■ **WHAT TO DO**: Your task is to give the number of lines in the listing that include "seaborn", and nothing else.

■ **INPUT RECORDS**:
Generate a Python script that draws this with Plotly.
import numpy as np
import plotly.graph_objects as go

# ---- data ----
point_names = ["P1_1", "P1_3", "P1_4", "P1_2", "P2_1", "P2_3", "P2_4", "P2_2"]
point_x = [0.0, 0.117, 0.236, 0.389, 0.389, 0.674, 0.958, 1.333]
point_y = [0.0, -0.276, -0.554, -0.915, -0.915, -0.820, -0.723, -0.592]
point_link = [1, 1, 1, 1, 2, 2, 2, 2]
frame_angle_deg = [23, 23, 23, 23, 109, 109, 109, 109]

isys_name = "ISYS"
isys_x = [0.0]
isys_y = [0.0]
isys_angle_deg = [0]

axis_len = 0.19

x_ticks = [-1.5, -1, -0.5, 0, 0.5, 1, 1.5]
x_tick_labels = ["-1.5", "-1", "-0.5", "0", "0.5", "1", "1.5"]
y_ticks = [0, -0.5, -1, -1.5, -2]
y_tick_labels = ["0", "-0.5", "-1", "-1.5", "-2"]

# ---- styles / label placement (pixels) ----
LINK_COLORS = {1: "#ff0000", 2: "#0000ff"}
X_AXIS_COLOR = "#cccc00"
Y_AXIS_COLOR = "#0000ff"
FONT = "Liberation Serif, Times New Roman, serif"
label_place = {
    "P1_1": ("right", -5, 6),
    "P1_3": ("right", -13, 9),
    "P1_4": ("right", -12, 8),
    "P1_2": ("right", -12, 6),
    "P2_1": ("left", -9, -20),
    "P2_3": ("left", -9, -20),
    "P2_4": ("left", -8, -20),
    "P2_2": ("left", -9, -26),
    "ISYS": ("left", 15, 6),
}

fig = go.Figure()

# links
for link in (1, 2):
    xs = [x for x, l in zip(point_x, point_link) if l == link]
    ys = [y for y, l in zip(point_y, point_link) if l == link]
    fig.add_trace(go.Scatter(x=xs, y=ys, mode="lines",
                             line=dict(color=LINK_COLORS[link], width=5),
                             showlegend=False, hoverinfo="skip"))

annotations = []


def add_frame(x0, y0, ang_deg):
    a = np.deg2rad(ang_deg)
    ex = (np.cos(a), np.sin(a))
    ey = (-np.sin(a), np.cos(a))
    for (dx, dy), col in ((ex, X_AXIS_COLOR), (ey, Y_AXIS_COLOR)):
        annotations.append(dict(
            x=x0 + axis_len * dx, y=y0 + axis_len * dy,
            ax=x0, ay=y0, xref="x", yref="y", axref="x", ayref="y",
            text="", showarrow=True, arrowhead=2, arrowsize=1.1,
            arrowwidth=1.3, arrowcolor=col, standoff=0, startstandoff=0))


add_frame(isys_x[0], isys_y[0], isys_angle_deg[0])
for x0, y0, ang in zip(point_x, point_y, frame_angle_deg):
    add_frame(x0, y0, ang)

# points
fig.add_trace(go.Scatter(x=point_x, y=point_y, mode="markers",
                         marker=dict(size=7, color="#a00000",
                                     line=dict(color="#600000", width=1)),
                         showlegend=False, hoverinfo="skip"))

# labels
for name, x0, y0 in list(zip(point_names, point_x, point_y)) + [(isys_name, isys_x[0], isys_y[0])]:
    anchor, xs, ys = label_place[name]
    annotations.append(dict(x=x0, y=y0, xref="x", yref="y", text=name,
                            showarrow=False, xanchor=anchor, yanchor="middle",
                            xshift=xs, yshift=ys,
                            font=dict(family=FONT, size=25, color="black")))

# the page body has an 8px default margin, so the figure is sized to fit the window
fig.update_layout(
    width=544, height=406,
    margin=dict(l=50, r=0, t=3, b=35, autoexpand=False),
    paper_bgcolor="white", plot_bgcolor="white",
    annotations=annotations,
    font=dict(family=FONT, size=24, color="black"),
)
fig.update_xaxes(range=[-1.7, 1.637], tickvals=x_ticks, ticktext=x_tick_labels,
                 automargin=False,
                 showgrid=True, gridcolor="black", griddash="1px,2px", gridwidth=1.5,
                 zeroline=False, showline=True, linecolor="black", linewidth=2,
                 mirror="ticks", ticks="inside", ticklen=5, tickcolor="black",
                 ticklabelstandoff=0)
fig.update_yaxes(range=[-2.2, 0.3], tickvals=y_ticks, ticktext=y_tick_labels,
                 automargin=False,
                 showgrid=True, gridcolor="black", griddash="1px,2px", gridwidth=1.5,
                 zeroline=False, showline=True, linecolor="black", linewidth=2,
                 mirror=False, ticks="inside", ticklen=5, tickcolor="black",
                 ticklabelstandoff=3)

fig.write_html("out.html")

---

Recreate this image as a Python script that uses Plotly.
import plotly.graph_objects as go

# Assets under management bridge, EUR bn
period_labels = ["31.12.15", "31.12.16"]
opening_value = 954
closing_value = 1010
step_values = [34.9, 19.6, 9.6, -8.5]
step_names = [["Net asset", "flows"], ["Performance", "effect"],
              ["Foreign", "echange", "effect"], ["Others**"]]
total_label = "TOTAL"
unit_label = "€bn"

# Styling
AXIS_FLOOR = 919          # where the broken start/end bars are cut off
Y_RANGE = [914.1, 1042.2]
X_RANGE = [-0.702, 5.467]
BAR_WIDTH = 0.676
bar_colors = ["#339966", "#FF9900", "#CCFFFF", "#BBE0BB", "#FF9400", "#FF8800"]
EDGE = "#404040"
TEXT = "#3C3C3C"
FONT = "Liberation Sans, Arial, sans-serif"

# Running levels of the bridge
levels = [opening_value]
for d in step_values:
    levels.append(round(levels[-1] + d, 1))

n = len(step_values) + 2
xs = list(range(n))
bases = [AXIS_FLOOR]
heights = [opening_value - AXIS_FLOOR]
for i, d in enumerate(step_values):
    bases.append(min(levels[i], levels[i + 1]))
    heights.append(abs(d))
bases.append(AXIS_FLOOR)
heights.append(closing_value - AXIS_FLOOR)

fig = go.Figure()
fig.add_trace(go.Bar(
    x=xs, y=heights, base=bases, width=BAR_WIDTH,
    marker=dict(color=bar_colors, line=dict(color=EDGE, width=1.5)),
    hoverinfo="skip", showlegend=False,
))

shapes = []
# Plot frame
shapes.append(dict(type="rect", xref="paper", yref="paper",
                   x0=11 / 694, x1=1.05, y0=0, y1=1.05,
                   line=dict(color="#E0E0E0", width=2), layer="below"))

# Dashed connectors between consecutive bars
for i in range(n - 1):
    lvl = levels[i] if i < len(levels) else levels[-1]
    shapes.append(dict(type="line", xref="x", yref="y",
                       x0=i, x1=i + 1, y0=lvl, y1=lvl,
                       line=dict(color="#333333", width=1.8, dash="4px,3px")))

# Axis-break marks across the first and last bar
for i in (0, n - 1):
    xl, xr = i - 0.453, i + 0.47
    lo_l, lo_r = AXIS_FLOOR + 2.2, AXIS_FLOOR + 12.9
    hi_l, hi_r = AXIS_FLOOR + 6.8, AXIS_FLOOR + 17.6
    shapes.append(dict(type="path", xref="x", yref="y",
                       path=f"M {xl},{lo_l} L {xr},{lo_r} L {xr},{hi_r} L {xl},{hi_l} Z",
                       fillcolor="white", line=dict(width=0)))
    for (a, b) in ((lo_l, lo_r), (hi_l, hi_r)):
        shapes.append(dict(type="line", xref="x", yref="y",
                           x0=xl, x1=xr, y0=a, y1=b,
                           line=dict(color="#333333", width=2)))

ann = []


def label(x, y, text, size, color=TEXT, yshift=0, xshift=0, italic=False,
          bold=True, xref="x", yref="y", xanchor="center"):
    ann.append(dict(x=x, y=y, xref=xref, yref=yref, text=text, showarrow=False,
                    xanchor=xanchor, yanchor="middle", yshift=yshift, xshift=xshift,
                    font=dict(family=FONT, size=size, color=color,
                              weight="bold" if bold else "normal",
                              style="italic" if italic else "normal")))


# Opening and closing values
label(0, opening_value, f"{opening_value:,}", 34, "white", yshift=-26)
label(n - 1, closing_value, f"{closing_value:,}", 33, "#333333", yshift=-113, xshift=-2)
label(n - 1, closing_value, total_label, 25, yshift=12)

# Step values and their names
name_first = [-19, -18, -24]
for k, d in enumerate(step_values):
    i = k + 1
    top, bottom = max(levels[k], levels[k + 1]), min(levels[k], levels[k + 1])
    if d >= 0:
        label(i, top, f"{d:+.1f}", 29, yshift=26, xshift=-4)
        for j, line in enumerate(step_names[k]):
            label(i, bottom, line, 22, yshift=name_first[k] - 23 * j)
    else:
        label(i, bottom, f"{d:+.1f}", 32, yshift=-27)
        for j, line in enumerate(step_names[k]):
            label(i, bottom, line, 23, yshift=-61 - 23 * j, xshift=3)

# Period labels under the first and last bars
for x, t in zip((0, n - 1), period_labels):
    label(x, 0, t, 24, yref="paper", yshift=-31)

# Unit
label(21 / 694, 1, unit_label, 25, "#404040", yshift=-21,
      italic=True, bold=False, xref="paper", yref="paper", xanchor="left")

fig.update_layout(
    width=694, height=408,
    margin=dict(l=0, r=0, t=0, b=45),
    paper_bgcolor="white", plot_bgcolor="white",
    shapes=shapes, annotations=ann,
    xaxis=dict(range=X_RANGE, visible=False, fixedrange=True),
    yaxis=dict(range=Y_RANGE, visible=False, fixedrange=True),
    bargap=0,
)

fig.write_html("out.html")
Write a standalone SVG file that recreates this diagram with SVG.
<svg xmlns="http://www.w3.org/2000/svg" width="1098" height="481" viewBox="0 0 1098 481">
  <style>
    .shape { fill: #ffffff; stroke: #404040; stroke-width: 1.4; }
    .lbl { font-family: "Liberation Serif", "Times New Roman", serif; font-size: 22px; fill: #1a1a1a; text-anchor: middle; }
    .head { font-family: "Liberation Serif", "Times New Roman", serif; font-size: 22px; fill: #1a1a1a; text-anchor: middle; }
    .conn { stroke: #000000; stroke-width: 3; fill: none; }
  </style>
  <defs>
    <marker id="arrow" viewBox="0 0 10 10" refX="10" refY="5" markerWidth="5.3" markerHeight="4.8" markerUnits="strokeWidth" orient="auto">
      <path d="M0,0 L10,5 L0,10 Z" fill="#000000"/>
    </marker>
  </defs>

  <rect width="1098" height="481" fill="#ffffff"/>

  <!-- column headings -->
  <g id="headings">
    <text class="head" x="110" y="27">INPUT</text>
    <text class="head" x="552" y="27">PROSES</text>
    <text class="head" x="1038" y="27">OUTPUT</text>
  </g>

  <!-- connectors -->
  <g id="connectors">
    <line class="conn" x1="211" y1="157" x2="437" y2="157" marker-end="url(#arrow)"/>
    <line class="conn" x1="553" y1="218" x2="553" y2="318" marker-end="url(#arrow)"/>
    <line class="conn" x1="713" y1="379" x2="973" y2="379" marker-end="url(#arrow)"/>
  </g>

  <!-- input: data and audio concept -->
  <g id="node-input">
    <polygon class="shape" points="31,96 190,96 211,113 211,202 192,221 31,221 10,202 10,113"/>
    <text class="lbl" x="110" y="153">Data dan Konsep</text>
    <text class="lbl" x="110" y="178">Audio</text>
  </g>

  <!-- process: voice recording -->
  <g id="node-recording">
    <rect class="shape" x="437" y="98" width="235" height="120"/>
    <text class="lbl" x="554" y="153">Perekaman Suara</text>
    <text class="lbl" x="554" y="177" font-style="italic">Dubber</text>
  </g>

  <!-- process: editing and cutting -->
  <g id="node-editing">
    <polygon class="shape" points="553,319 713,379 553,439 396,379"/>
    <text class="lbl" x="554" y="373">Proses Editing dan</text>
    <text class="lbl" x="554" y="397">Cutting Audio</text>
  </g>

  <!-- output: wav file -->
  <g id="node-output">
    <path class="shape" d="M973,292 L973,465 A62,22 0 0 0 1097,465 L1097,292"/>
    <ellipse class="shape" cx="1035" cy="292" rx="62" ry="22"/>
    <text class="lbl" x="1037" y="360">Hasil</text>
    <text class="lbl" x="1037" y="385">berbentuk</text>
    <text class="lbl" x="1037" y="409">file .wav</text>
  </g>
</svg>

--

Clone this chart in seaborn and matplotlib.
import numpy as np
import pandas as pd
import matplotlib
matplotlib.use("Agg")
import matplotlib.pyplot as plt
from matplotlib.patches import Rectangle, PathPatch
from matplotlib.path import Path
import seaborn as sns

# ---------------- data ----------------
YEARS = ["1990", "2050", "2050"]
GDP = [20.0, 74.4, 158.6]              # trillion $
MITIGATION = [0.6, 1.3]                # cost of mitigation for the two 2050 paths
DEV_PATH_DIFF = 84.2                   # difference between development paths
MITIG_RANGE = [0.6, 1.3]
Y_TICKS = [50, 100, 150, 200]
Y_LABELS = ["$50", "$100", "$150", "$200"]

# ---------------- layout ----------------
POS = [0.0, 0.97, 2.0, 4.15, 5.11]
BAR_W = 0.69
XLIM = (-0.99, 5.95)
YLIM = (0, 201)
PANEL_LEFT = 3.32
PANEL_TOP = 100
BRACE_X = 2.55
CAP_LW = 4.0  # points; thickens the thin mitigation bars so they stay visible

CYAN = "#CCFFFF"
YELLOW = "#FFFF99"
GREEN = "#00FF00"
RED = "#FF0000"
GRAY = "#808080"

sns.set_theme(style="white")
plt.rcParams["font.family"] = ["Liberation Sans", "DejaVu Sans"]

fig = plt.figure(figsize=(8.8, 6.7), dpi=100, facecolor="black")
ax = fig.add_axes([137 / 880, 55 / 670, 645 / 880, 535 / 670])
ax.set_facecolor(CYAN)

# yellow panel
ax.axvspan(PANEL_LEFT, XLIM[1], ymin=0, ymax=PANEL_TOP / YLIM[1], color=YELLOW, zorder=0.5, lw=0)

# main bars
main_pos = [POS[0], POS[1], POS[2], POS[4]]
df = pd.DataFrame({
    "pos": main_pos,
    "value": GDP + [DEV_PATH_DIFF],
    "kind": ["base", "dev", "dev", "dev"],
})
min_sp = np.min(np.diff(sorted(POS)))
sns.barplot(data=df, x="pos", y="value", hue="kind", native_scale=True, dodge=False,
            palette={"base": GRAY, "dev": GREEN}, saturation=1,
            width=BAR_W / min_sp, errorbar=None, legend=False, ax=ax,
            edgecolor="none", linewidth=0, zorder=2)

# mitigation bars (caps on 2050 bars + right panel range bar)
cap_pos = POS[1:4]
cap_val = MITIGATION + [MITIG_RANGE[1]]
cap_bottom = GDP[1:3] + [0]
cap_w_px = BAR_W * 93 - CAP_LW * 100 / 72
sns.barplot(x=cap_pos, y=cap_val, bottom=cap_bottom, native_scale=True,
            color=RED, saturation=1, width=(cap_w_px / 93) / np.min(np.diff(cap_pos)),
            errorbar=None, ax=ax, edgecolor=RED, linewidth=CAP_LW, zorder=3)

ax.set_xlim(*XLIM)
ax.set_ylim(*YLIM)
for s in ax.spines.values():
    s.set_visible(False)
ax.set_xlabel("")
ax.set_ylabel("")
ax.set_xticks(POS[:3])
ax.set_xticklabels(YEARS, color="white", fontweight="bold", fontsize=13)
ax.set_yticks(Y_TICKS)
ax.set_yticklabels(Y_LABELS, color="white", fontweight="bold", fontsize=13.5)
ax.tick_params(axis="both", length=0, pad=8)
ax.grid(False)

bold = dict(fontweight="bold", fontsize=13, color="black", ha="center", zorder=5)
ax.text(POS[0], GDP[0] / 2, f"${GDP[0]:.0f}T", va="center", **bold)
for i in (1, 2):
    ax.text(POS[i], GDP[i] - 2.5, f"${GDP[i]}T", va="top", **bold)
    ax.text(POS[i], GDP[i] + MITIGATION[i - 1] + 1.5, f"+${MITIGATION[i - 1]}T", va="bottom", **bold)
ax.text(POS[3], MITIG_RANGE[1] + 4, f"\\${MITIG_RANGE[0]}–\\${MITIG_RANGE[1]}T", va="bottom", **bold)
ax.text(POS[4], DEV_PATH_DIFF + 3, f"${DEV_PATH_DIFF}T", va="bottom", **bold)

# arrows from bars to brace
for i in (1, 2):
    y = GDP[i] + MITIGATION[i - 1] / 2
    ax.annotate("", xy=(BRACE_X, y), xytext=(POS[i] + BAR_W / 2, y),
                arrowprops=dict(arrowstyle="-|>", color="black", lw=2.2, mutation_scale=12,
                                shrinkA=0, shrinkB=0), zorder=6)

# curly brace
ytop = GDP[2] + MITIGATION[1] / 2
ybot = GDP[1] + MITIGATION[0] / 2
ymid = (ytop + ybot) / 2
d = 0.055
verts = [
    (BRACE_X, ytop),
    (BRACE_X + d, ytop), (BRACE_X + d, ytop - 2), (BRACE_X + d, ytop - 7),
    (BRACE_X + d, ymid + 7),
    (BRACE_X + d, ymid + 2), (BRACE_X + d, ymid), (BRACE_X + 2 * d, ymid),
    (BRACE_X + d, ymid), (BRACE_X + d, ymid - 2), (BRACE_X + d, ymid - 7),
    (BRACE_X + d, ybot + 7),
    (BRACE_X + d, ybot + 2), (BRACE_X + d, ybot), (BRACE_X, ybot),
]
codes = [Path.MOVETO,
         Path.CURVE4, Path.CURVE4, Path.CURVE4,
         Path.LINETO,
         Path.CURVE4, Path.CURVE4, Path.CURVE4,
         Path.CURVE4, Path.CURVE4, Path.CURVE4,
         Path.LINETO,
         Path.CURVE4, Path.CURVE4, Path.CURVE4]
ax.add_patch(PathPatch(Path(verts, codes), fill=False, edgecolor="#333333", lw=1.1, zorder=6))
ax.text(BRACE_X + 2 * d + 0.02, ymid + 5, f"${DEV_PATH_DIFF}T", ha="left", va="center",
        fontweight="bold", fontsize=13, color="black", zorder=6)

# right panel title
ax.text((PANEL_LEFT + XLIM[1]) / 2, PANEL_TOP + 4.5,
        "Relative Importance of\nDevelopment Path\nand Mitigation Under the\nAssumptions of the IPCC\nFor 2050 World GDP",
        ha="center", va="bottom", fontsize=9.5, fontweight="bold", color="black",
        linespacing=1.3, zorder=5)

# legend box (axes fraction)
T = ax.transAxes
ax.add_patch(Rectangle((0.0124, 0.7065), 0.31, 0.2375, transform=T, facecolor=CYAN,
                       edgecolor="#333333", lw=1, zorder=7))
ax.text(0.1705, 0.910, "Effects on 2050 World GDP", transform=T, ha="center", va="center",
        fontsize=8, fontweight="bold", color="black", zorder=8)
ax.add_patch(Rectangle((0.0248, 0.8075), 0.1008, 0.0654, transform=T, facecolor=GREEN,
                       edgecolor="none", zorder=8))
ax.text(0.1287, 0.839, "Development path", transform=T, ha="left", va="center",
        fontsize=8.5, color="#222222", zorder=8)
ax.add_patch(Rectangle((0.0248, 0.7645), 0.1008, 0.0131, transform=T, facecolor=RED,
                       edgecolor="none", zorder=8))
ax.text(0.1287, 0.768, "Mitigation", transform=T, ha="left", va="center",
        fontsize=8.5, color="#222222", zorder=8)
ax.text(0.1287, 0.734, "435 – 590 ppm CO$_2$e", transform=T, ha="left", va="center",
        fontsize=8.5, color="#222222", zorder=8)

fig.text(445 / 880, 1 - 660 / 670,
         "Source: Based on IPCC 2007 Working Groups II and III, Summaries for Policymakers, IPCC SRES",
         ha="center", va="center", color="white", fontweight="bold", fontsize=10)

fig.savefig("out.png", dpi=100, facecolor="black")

■ **TASK RESPONSE**: 2